4 ゴロゴロ走る、列車に揺られて(坊ちゃん列車のお話)
お城、温泉、ときたら次は文学のお話です。
松山で文学、といえば何と言っても夏目漱石の名著『坊っちゃん』。
『親譲りの無鉄砲で子供の時からいつも損ばかりしている』のあまりにも有名な書き出しから始まるお話は、中学校の現代文で習ったという方も多いはずです。
そんな『坊っちゃん』は松山の方にとってはシンボル的存在のようで、街のあちこちで作品の登場人物、特に坊っちゃんやマドンナをモデルにしたキャラクターを見ることが出来ます。
松山城に登るロープウェイのガイドさんの制服もマドンナのイメージですね。
もちろん、松山市内には『坊っちゃん』ゆかりの名所もたくさんあるのですが、今回お話したいのは坊っちゃん列車についてです。
坊っちゃん列車は、松山市内を走る観光列車。伊予鉄道という鉄道会社が運行しています。
明治時代に伊予鉄道で活躍していた蒸気機関車を復元した列車で、『坊っちゃん』の中に登場することからその名がつけられたそうです。
運行日が土、日、祝日限定。しかも本数も限られているため、少々乗車のハードルが高く、私も1度しか乗ったことがないこの列車。
深緑色のなんとも味がある、そして小さくて可愛い蒸気機関車(風のディーゼル機関車)が『坊っちゃん』に描かれている通り、マッチ箱のような小さな客車を引き、松山市内の路面電車の線路を走ります。

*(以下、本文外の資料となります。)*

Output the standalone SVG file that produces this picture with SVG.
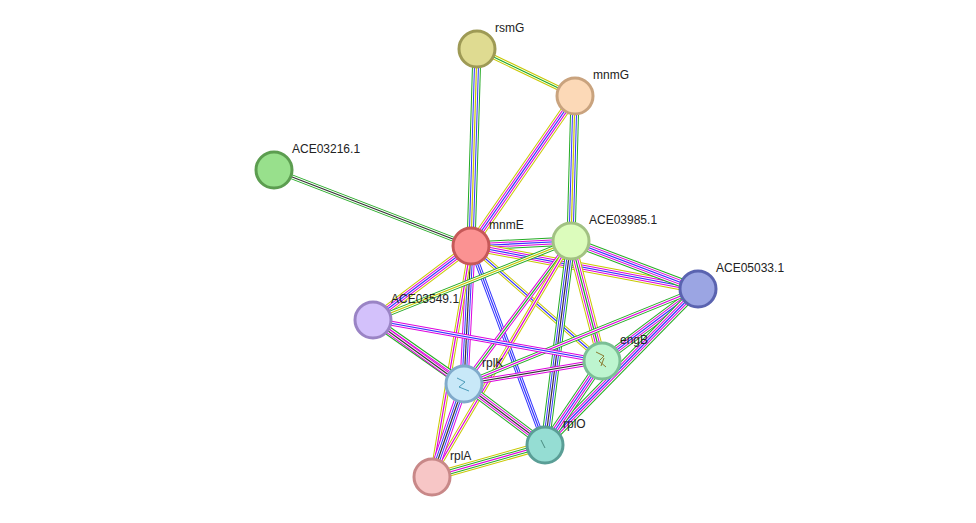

そうなのです! この列車の面白いところは、レトロな機関車が令和の自動車行き交う街のど真ん中を走るところなんです。
乗ってみると、これも『坊っちゃん』にある通り、ゴロゴロというかなり大きな走行音がして、車掌さんのアナウンスが聞こえないほど。
正直揺れもすごいので、お世辞にも乗り心地が良いとは言えません。
それでもやはり、機関車に引かれた客車で街を走り、『坊っちゃん』の世界を追体験するのは、ものすごくワクワクする体験です。
とてもつもなく印象に残る思い出となりました。
ちなみにこの機関車。前述の通り、実はディーゼル機関車なのですが、きちんと煙も出ます。
そして、ぜひこの列車に乗った時は、いや乗らなくても見ていただきたいのが、坊っちゃん列車の方向転換。
通常機関車の方向転換は、ターンテーブルを使って行うのですが、坊っちゃん列車が止まる駅の1つ、松山市駅でのそれは一味違います。
松山市駅は行き止まり駅なので、機関車を方向転換させる必要があるのですが、なんと機関車をジャッキのようなもので持ち上げ、数人がかりの人力でエイヤッと反転させるのです。
そうして見事に線路の上に着地する機関車。
これだけでもすごいのですが、さらに機関車の正面側に残された客車も、これまた数人がかりで手動で押していき、反対側の線路も使いながら機関車の後ろにつなげます。
私がこれを見たときは冬でしたので、黒っぽくて長いコートの制服を着た職員さん達が、キビキビと機関車と客車を動かしいたのですが、これが本当に格好良いのです。
ぜひともこれは、松山に行ったら一度は見ていただきたい光景の1つです。
現代では、当然のような存在の列車ですが、きっと明治の頃にはまだまだ珍しい存在だったはず。
きっと街を走る列車のゴロゴロという音はまさに、新しい時代を感じさせるものだったのかな、なんて思ったりもします。